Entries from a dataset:
--

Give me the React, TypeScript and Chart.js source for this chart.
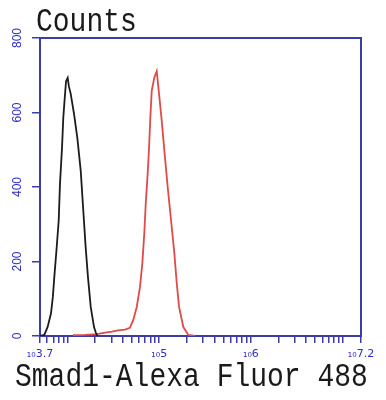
import React, { useEffect, useRef } from "react";
import { Chart, registerables } from "chart.js";

Chart.register(...registerables);

// Isotype control (black) : log10 fluorescence and counts
const blackExp = [3.7, 3.747, 3.784, 3.82, 3.84, 3.856, 3.882, 3.904, 3.918, 3.94, 3.954, 3.97, 3.984, 4.002, 4.015, 4.035, 4.071, 4.107, 4.144, 4.172, 4.198, 4.223, 4.253, 4.289, 4.31, 4.325];
const blackCounts = [0, 3, 25, 61, 105, 158, 238, 310, 409, 505, 586, 640, 684, 693, 670, 650, 596, 532, 444, 337, 238, 158, 78, 24, 8, 0];

// Smad1 stained (red)
const redExp = [4.06, 4.19, 4.32, 4.41, 4.485, 4.55, 4.627, 4.68, 4.717, 4.755, 4.79, 4.816, 4.837, 4.853, 4.874, 4.889, 4.903, 4.918, 4.946, 4.973, 4.998, 5.027, 5.056, 5.093, 5.129, 5.165, 5.191, 5.216, 5.263, 5.317, 5.39];
const redCounts = [2, 3, 5, 9, 12, 15, 17, 22, 43, 78, 131, 195, 275, 356, 436, 505, 586, 658, 693, 711, 650, 578, 497, 398, 310, 222, 142, 78, 24, 3, 0];

// axis
const xMinExp = 3.7;
const xMaxExp = 7.2;
const xLabelExps = [3.7, 5, 6, 7.2];
const xTickLabels = ["\u2081\u20803.7", "\u2081\u20805", "\u2081\u20806", "\u2081\u20807.2"];
const yTicks = [0, 200, 400, 600, 800];

const AXIS = "#3c3ca6";
const LABEL = "#2e2ec4";

export default function App() {
  const ref = useRef<HTMLCanvasElement>(null);

  useEffect(() => {
    document.body.style.margin = "0";
    const canvas = ref.current;
    if (!canvas) return;

    const toPts = (ex: number[], ys: number[]) => ex.map((e, i) => ({ x: Math.pow(10, e), y: ys[i] }));

    const chart = new Chart(canvas, {
      type: "scatter",
      data: {
        datasets: [
          {
            data: toPts(blackExp, blackCounts),
            showLine: true,
            borderColor: "#1c1c1c",
            borderWidth: 1.8,
            pointRadius: 0,
            tension: 0,
          },
          {
            data: toPts(redExp, redCounts),
            showLine: true,
            borderColor: "#e04a4a",
            borderWidth: 1.8,
            pointRadius: 0,
            tension: 0,
          },
        ],
      },
      options: {
        animation: false,
        responsive: false,
        devicePixelRatio: 1,
        layout: { padding: 0 },
        plugins: { legend: { display: false }, tooltip: { enabled: false }, title: { display: false } },
        scales: {
          x: {
            type: "logarithmic",
            position: "bottom",
            min: Math.pow(10, xMinExp),
            max: Math.pow(10, xMaxExp),
            afterBuildTicks: (s: any) => {
              const vals: number[] = [Math.pow(10, xMinExp)];
              for (let d = 3; d <= 7; d++) {
                for (let m = 1; m <= 9; m++) {
                  const v = m * Math.pow(10, d);
                  if (v > Math.pow(10, xMinExp) * 1.0001 && v < Math.pow(10, xMaxExp) * 0.9999) vals.push(v);
                }
              }
              vals.push(Math.pow(10, xMaxExp));
              s.ticks = vals.map((v) => ({ value: v }));
            },
            afterFit: (s: any) => {
              s.height = 64;
            },
            grid: {
              display: true,
              drawOnChartArea: false,
              drawTicks: true,
              tickLength: 7,
              color: AXIS,
              lineWidth: 1.5,
            },
            border: { display: true, color: AXIS, width: 2 },
            ticks: {
              autoSkip: false,
              minRotation: 0,
              maxRotation: 0,
              padding: 5,
              color: LABEL,
              font: { family: "DejaVu Sans", size: 11 },
              callback: (value: any) => {
                const e = Math.log10(Number(value));
                const idx = xLabelExps.findIndex((x) => Math.abs(x - e) < 1e-6);
                return idx >= 0 ? xTickLabels[idx] : "";
              },
            },
          },
          xt: {
            type: "linear",
            position: "top",
            display: true,
            grid: { display: false, drawTicks: false },
            ticks: { display: false },
            border: { display: true, color: AXIS, width: 2 },
            afterFit: (s: any) => {
              s.height = 38;
            },
          },
          y: {
            type: "linear",
            position: "left",
            min: 0,
            max: 800,
            afterBuildTicks: (s: any) => {
              s.ticks = yTicks.map((v) => ({ value: v }));
            },
            afterFit: (s: any) => {
              s.width = 40;
            },
            grid: {
              display: true,
              drawOnChartArea: false,
              drawTicks: true,
              tickLength: 8,
              color: AXIS,
              lineWidth: 1.5,
            },
            border: { display: true, color: AXIS, width: 2 },
            ticks: {
              minRotation: 90,
              maxRotation: 90,
              crossAlign: "center",
              padding: 4,
              color: LABEL,
              font: { family: "Liberation Sans", size: 12 },
            },
          },
          yr: {
            type: "linear",
            position: "right",
            display: true,
            grid: { display: false, drawTicks: false },
            ticks: { display: false },
            border: { display: true, color: AXIS, width: 2 },
            afterFit: (s: any) => {
              s.width = 25;
            },
          },
        },
      } as any,
    });

    return () => chart.destroy();
  }, []);

  const textStyle: React.CSSProperties = {
    position: "absolute",
    fontFamily: "'Liberation Mono', monospace",
    fontSize: 28,
    lineHeight: "28px",
    color: "#1a1a1a",
    whiteSpace: "nowrap",
    transform: "scaleY(1.17)",
    transformOrigin: "top left",
  };

  return (
    <div style={{ position: "relative", width: 386, height: 400, background: "#ffffff" }}>
      <canvas ref={ref} width={386} height={400} style={{ display: "block", width: 386, height: 400 }} />
      <div style={{ ...textStyle, left: 36, top: 6 }}>Counts</div>
      <div style={{ ...textStyle, left: 15, top: 361 }}>Smad1-Alexa Fluor 488</div>
    </div>
  );
}
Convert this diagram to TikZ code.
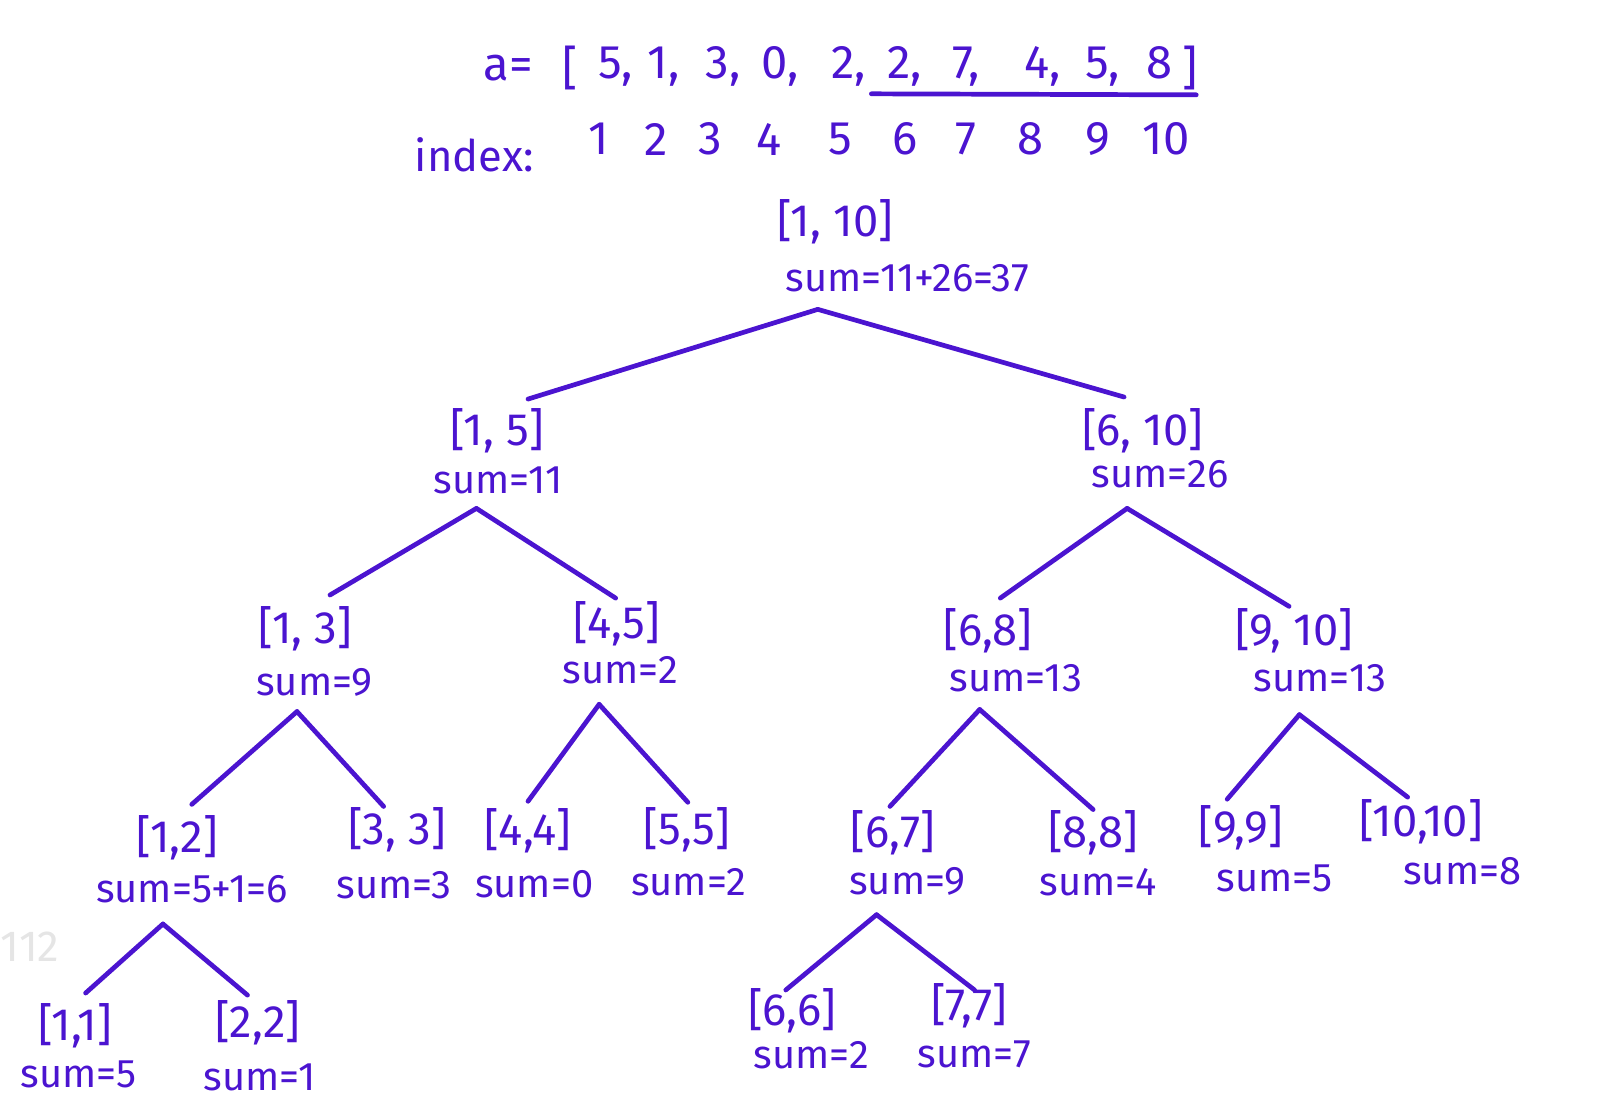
\documentclass[tikz,border=0pt]{standalone}
\usepackage{fontspec}
\setmainfont{Fira Sans}
\usetikzlibrary{calc}
\definecolor{penink}{HTML}{4B14D0}

\begin{document}
\begin{tikzpicture}[
    x=0.01cm, y=-0.01cm,
    ink/.style={text=penink, inner sep=1pt},
    toprow/.style={ink, font=\fontsize{13}{15}\selectfont},
    itv/.style={ink, font=\fontsize{12.5}{14}\selectfont},
    sumlbl/.style={ink, font=\fontsize{11}{13}\selectfont},
    edge/.style={draw=penink, line width=1.3pt, line cap=round}
]
\useasboundingbox (0,0) rectangle (1568,1074);

% Array and indices
\node[toprow] (aeq) at (493,66) {a=};
\node[toprow] (lbr) at (553,66) {[};
\foreach \v/\x [count=\i] in {5/582,1/630,3/686,0/740,2/808,2/862,7/925,4/995,5/1054} {
  \node[toprow, anchor=base west] (a\i) at (\x-6,76) {\v,};
}
\node[toprow, anchor=base west] (a10) at (1108,76) {8};
\node[toprow] (rbr) at (1154,66) {]};
\coordinate (ul-a) at (845,91);
\coordinate (ul-b) at (1160,92);
\draw[edge] (ul-a) -- (ul-b);

\node[ink, font=\fontsize{12}{14}\selectfont] (idx) at (460,150) {index:};
\foreach \x [count=\i] in {581,636,689,746,815,878,937,999,1065,1131} {
  \node[toprow] (i\i) at (\x,135) {\i};
}

% Tree: intervals and sums
\foreach \nm/\ix/\iy/\itxt/\sx/\sy/\stxt in {
    r/810/215/{[1, 10]}/880/270/{sum=11+26=37},
    v15/482/418/{[1, 5]}/483/466/{sum=11},
    v610/1108/418/{[6, 10]}/1125/460/{sum=26},
    v13/296/610/{[1, 3]}/305/662/{sum=9},
    v45/598/605/{[4,5]}/602/650/{sum=2},
    v68/958/612/{[6,8]}/985/658/{sum=13},
    v910/1255/612/{[9, 10]}/1280/658/{sum=13},
    v12/172/812/{[1,2]}/186/862/{sum=5+1=6},
    v33/385/805/{[3, 3]}/382/858/{sum=3},
    v44/512/806/{[4,4]}/518/857/{sum=0},
    v55/666/805/{[5,5]}/668/855/{sum=2},
    v67/866/808/{[6,7]}/880/855/{sum=9},
    v88/1060/808/{[8,8]}/1065/855/{sum=4},
    v99/1203/803/{[9,9]}/1236/852/{sum=5},
    v1010/1378/797/{[10,10]}/1418/845/{sum=8},
    v11/73/995/{[1,1]}/76/1042/{sum=5},
    v22/250/992/{[2,2]}/252/1045/{sum=1},
    v66/768/980/{[6,6]}/787/1023/{sum=2},
    v77/940/975/{[7,7]}/945/1022/{sum=7}} {
  \node[itv] (\nm-i) at (\ix,\iy) {\itxt};
  \node[sumlbl] (\nm-s) at (\sx,\sy) {\stxt};
}

% Edge ends
\coordinate (r-b) at (793,300);
\coordinate (v15-t) at (512,387);   \coordinate (v15-b) at (462,493);
\coordinate (v610-t) at (1090,385); \coordinate (v610-b) at (1093,493);
\coordinate (v13-t) at (320,577);   \coordinate (v13-b) at (288,690);
\coordinate (v45-t) at (597,580);   \coordinate (v45-b) at (581,683);
\coordinate (v68-t) at (970,580);   \coordinate (v68-b) at (950,688);
\coordinate (v910-t) at (1250,588); \coordinate (v910-b) at (1260,693);
\coordinate (v12-t) at (186,780);   \coordinate (v12-b) at (158,896);
\coordinate (v33-t) at (372,782);
\coordinate (v44-t) at (512,777);
\coordinate (v55-t) at (667,778);
\coordinate (v67-t) at (863,782);   \coordinate (v67-b) at (850,887);
\coordinate (v88-t) at (1060,785);
\coordinate (v99-t) at (1190,775);
\coordinate (v1010-t) at (1365,773);
\coordinate (v11-t) at (83,963);
\coordinate (v22-t) at (240,965);
\coordinate (v66-t) at (762,960);
\coordinate (v77-t) at (945,960);

% Edges
\foreach \p/\c in {r/v15, r/v610, v15/v13, v15/v45, v610/v68, v610/v910,
    v13/v12, v13/v33, v45/v44, v45/v55, v68/v67, v68/v88, v910/v99, v910/v1010,
    v12/v11, v12/v22, v67/v66, v67/v77} {
  \draw[edge] (\p-b) -- (\c-t);
}

% Watermark
\node[text=gray!20, font=\rmfamily\fontsize{12}{14}\selectfont, anchor=west, inner sep=0pt] (wm) at (0,918) {112};

\end{tikzpicture}
\end{document}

--

What you should do. Copy nothing but the lines from the first one in the listing through the line with "const yTicks = [0, 200, 400, 600, 800];", and omit the pictures.

The answer.
Give me the React, TypeScript and Chart.js source for this chart.
import React, { useEffect, useRef } from "react";
import { Chart, registerables } from "chart.js";

Chart.register(...registerables);

// Isotype control (black) : log10 fluorescence and counts
const blackExp = [3.7, 3.747, 3.784, 3.82, 3.84, 3.856, 3.882, 3.904, 3.918, 3.94, 3.954, 3.97, 3.984, 4.002, 4.015, 4.035, 4.071, 4.107, 4.144, 4.172, 4.198, 4.223, 4.253, 4.289, 4.31, 4.325];
const blackCounts = [0, 3, 25, 61, 105, 158, 238, 310, 409, 505, 586, 640, 684, 693, 670, 650, 596, 532, 444, 337, 238, 158, 78, 24, 8, 0];

// Smad1 stained (red)
const redExp = [4.06, 4.19, 4.32, 4.41, 4.485, 4.55, 4.627, 4.68, 4.717, 4.755, 4.79, 4.816, 4.837, 4.853, 4.874, 4.889, 4.903, 4.918, 4.946, 4.973, 4.998, 5.027, 5.056, 5.093, 5.129, 5.165, 5.191, 5.216, 5.263, 5.317, 5.39];
const redCounts = [2, 3, 5, 9, 12, 15, 17, 22, 43, 78, 131, 195, 275, 356, 436, 505, 586, 658, 693, 711, 650, 578, 497, 398, 310, 222, 142, 78, 24, 3, 0];

// axis
const xMinExp = 3.7;
const xMaxExp = 7.2;
const xLabelExps = [3.7, 5, 6, 7.2];
const xTickLabels = ["\u2081\u20803.7", "\u2081\u20805", "\u2081\u20806", "\u2081\u20807.2"];
const yTicks = [0, 200, 400, 600, 800];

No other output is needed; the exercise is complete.